The reality of the public lands is that they are owned by all of us—that the residents of Kanab have no more and no less say over the future of the Escalante River watershed than the residents of Gainesville or Seattle. The reality of the public lands is also that certain people are attached to certain places—by heritage, by history, by livelihood, by love. The Obama Administration, well aware of the local animus created by Clinton’s proclamation, strove to recognize both realities in its consideration of Bears Ears National Monument. Beginning in 2013, the Interior Secretary Sally Jewell and other Administration officials held public hearings and worked with tribal representatives, state and local politicians, congressional staffers, and others in an attempt to resolve conflicting visions for the area. The monument created in December, 2016, which encompasses 1.35 million acres in southeastern Utah, was based in part on a proposal made by representatives of five Native American tribes with ancestral and current ties to the region, and Obama’s proclamation established a tribal commission to guide management of the monument. (Ironically, as Jonathan Thompson, of High Country News, has pointed out, the new boundaries drawn by the Trump Administration appear to ignore both the tribal proposal and a competing proposal supported by many local officials and by U.S. Representatives Jason Chaffetz and Rob Bishop, both Republicans.)

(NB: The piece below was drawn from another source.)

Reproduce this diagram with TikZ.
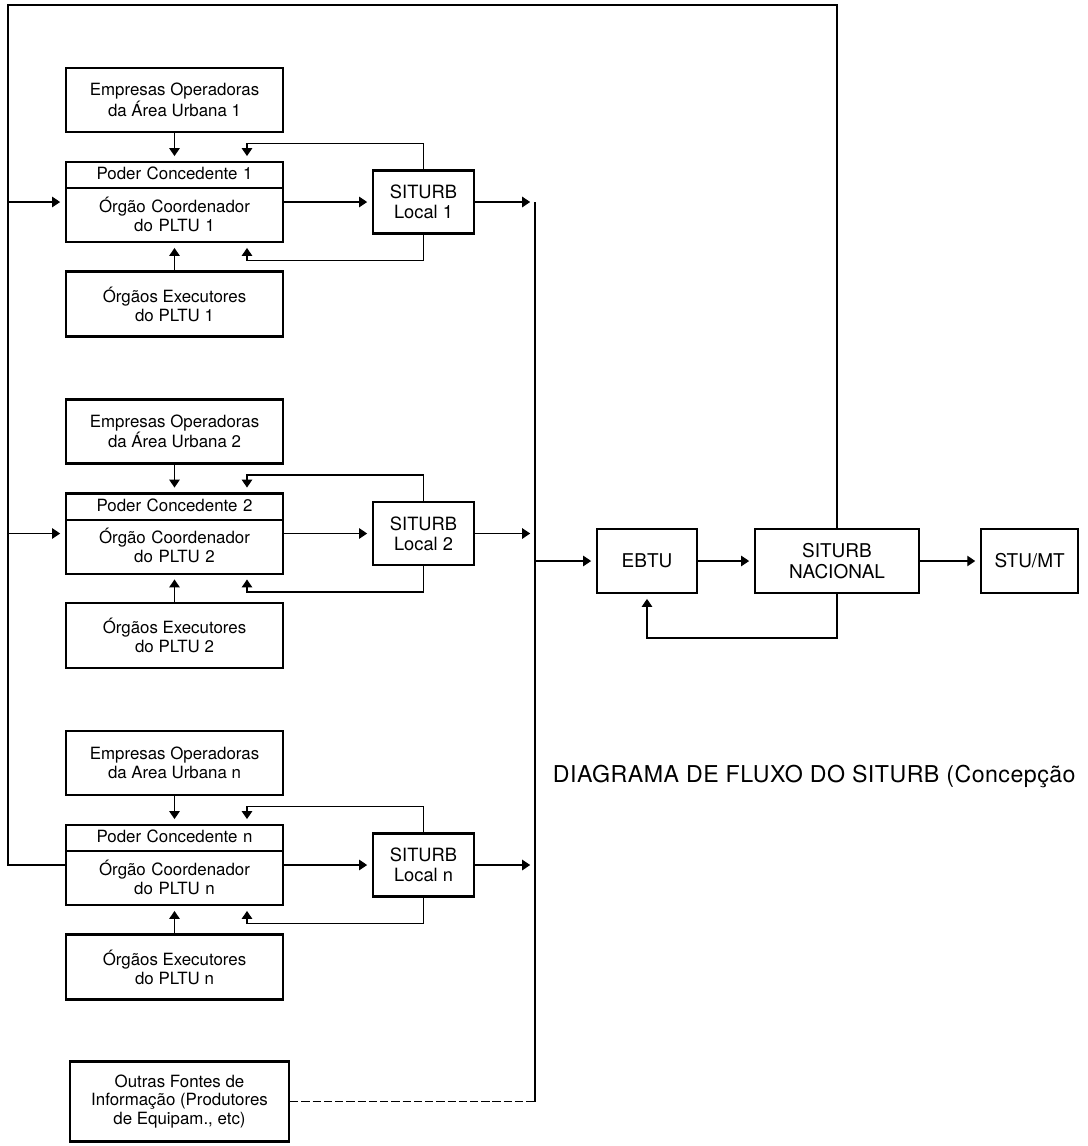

The radical reduction of Bears Ears and Grand Staircase-Escalante is almost certainly the beginning of a long legal fight. The Trump Administration argues that the Antiquities Act, which gives Presidents the power to create monuments, implicitly gives them the power to reduce their size, but tribes, environmental groups, and even the Society of Vertebrate Paleontology have already announced lawsuits against the Administration over the boundary changes. Meanwhile, Interior Secretary Ryan Zinke, in a report released on Tuesday, has recommended that the Administration shrink two more national monuments and loosen grazing, hunting, and fishing regulations in a half-dozen others. Court decisions could eventually reduce not only the size of the monuments themselves but also the President’s power to establish permanent new protections for public lands.

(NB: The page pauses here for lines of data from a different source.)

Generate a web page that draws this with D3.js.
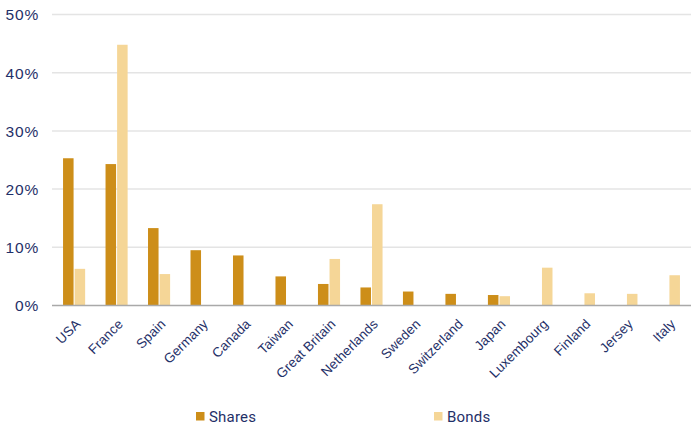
<!DOCTYPE html>
<html>
<head>
<meta charset="utf-8">
<script src="https://cdn.jsdelivr.net/npm/d3@7/dist/d3.min.js"></script>
<style>
  html, body { margin: 0; padding: 0; background: #fff; }
  svg { display: block; font-family: Roboto, "Liberation Sans", Arial, sans-serif; }
</style>
</head>
<body>
<svg id="chart" width="691" height="428"></svg>
<script>
// Country allocation, in percent
const countries = ["USA", "France", "Spain", "Germany", "Canada", "Taiwan", "Great Britain",
  "Netherlands", "Sweden", "Switzerland", "Japan", "Luxembourg", "Finland", "Jersey", "Italy"];
const shares = [25.3, 24.3, 13.3, 9.5, 8.6, 5.0, 3.7, 3.1, 2.4, 2.0, 1.8, 0, 0, 0, 0];
const bonds  = [6.3, 44.8, 5.4, 0, 0, 0, 8.0, 17.4, 0, 0, 1.6, 6.5, 2.1, 2.0, 5.2];
const seriesNames = ["Shares", "Bonds"];
const yTicks = [0, 10, 20, 30, 40, 50];

const colors = { Shares: "#CD8E19", Bonds: "#F5D697" };
const textColor = "#1F3068";

const svg = d3.select("#chart");
const margin = { left: 52, right: 691, top: 14.5, bottom: 305.5 };

const x0 = d3.scaleBand().domain(countries).range([margin.left, margin.right])
  .paddingInner(0.48).paddingOuter(0.26);
const x1 = d3.scaleBand().domain(seriesNames).range([0, x0.bandwidth()]).paddingInner(0.09);
const y = d3.scaleLinear().domain([0, 50]).range([margin.bottom, margin.top]);

// Gridlines
svg.append("g").selectAll("line").data(yTicks.filter(t => t > 0)).join("line")
  .attr("x1", margin.left).attr("x2", margin.right)
  .attr("y1", d => y(d)).attr("y2", d => y(d))
  .attr("stroke", "#e4e4e4").attr("stroke-width", 1.5);

// Y axis labels
const yAxis = d3.axisLeft(y).tickValues(yTicks).tickFormat(d => d + "%").tickSize(0).tickPadding(13);
const yg = svg.append("g").attr("transform", `translate(${margin.left},0)`).call(yAxis);
yg.select(".domain").remove();
yg.selectAll("text").attr("fill", textColor)
  .style("font-size", "15.5px").style("letter-spacing", "0.8px")
  .attr("dy", "0.35em");

// Bars
const rows = countries.map((c, i) => ({ country: c, Shares: shares[i], Bonds: bonds[i] }));
const groups = svg.append("g").selectAll("g").data(rows).join("g")
  .attr("transform", d => `translate(${x0(d.country)},0)`);
groups.selectAll("rect")
  .data(d => seriesNames.map(s => ({ s, v: d[s] })).filter(e => e.v > 0))
  .join("rect")
  .attr("x", e => x1(e.s))
  .attr("width", x1.bandwidth())
  .attr("y", e => y(e.v))
  .attr("height", e => y(0) - y(e.v))
  .attr("fill", e => colors[e.s]);

// Baseline
svg.append("line")
  .attr("x1", margin.left).attr("x2", margin.right)
  .attr("y1", y(0)).attr("y2", y(0))
  .attr("stroke", "#a9a9a9").attr("stroke-width", 1.5);

// X axis labels, rotated
const xAxis = d3.axisBottom(x0).tickSize(0).tickPadding(0);
const xg = svg.append("g").attr("transform", `translate(0,${y(0)})`).call(xAxis);
xg.select(".domain").remove();
xg.selectAll("text")
  .attr("fill", textColor)
  .style("font-size", "13.5px").style("letter-spacing", "0.1px")
  .attr("text-anchor", "end")
  .attr("transform", "translate(4,16) rotate(-45)")
  .attr("dy", "0.35em");

// Legend
const legend = [{ name: "Shares", x: 196 }, { name: "Bonds", x: 434 }];
const lg = svg.append("g").selectAll("g").data(legend).join("g")
  .attr("transform", d => `translate(${d.x},412)`);
lg.append("rect").attr("width", 8.5).attr("height", 8.5).attr("fill", d => colors[d.name]);
lg.append("text").attr("x", 13).attr("y", 9.5).attr("fill", textColor)
  .style("font-size", "15px").style("letter-spacing", "0.2px").text(d => d.name);
</script>
</body>
</html>
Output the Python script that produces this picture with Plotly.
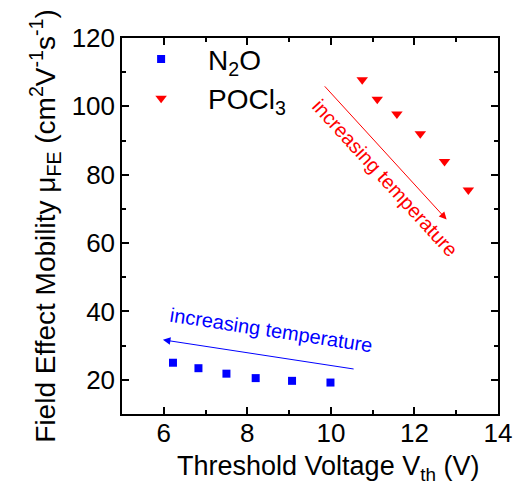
import plotly.graph_objects as go

# Data
n2o_vth = [6.22, 6.83, 7.50, 8.20, 9.07, 9.99]
n2o_mu = [25.0, 23.4, 21.8, 20.5, 19.7, 19.2]

pocl3_vth = [10.75, 11.11, 11.58, 12.14, 12.72, 13.29]
pocl3_mu = [107.8, 102.1, 97.8, 92.0, 83.9, 75.5]

x_ticks = [6, 8, 10, 12, 14]
y_ticks = [20, 40, 60, 80, 100, 120]

FONT = "Liberation Sans, Arial, sans-serif"
BLUE = "#0000FF"
RED = "#FF0000"

fig = go.Figure()
fig.add_trace(go.Scatter(
    x=n2o_vth, y=n2o_mu, mode="markers", name="N<sub>2</sub>O",
    marker=dict(symbol="square", size=8, color=BLUE),
))
fig.add_trace(go.Scatter(
    x=pocl3_vth, y=pocl3_mu, mode="markers", name="POCl<sub>3</sub>",
    marker=dict(symbol="triangle-down", size=10, color=RED),
))

axis_common = dict(
    showline=True, linecolor="black", linewidth=1.5, mirror="ticks",
    ticks="inside", ticklen=7, tickwidth=1.5, tickcolor="black",
    showgrid=False, zeroline=False, automargin=False,
    tickfont=dict(family=FONT, size=26, color="black"),
)

fig.update_xaxes(
    range=[5, 14], tickvals=x_ticks, ticklabelstandoff=-5,
    minor=dict(ticks="inside", ticklen=4, dtick=1, tickcolor="black", tickwidth=1.5),
    **axis_common,
)
fig.update_yaxes(
    range=[10, 120], tickvals=y_ticks,
    minor=dict(ticks="inside", ticklen=4, dtick=10, tickcolor="black", tickwidth=1.5),
    title=dict(text="Field Effect Mobility \u03bc<sub>FE</sub> (cm<sup>2</sup>V<sup>-1</sup>s<sup>-1</sup>)",
               font=dict(family=FONT, size=28, color="black"), standoff=8),
    **axis_common,
)

# X axis title (placed as annotation to match reference horizontal offset)
fig.add_annotation(x=0.548, y=-0.143, xref="paper", yref="paper",
                   text="Threshold Voltage V<sub>th</sub> (V)", showarrow=False,
                   xanchor="center", yanchor="middle",
                   font=dict(family=FONT, size=27, color="black"))

# Arrows
fig.add_annotation(x=12.77, y=66.9, ax=9.82, ay=106.3, xref="x", yref="y",
                   axref="x", ayref="y", text="", showarrow=True,
                   arrowhead=2, arrowsize=1.5, arrowwidth=1, arrowcolor=RED, standoff=0)
fig.add_annotation(x=5.98, y=31.7, ax=10.58, ay=23.1, xref="x", yref="y",
                   axref="x", ayref="y", text="", showarrow=True,
                   arrowhead=2, arrowsize=1.5, arrowwidth=1, arrowcolor=BLUE, standoff=0)
# Arrow labels
fig.add_annotation(x=11.30, y=79.1, xref="x", yref="y", text="increasing temperature",
                   showarrow=False, textangle=47.6,
                   font=dict(family=FONT, size=20, color=RED))
fig.add_annotation(x=8.57, y=34.6, xref="x", yref="y", text="increasing temperature",
                   showarrow=False, textangle=8.7,
                   font=dict(family=FONT, size=20, color=BLUE))

fig.update_layout(
    width=518, height=484,
    margin=dict(l=122, r=20, t=38, b=70, autoexpand=False),
    paper_bgcolor="white", plot_bgcolor="white",
    font=dict(family=FONT, size=26, color="black"),
    legend=dict(x=-0.021, y=1.01, xanchor="left", yanchor="top",
                bgcolor="rgba(0,0,0,0)", font=dict(family=FONT, size=28, color="black"),
                itemwidth=84),
)

fig.write_html("out.html")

Yet the future of these places—the canyons of the Escalante and the archaeologically rich sandstone mesas of Bears Ears—is unlikely to be settled in the courts. As President Roosevelt foresaw when he protected the Grand Canyon, and as President Clinton foresaw when he protected Grand Staircase-Escalante, a monument begins as a boundary on a map, and soon becomes something more. In the early nineteen-nineties, when I first started visiting Grand Staircase-Escalante, it was known only to ranchers and excessively curious backpackers; now it is a busier place, with champions throughout the West and beyond. Likewise, Bears Ears has already given new prominence to a collection of places long beloved by locals but little known elsewhere.

The Trump Administration’s recent review of twenty-seven existing national monuments elicited 2.8 million public comments, the vast majority urging that current monument boundaries be maintained. On Monday, after Trump’s announcement at the Utah Capitol, the clothing-and-gear company Patagonia, known for its environmental activism, ran a stark headline on its blacked-out home page: “The President stole your land.” The outdoor retailer REI posted a statement decrying “the largest rollback of protected lands in American history”; by Wednesday morning, a letter to Administration officials protesting the Bears Ears decision had been signed by three hundred and eighty scientists. Trump may find a way to erase the boundaries established by his predecessors, but he can’t erase the constituencies they inspired.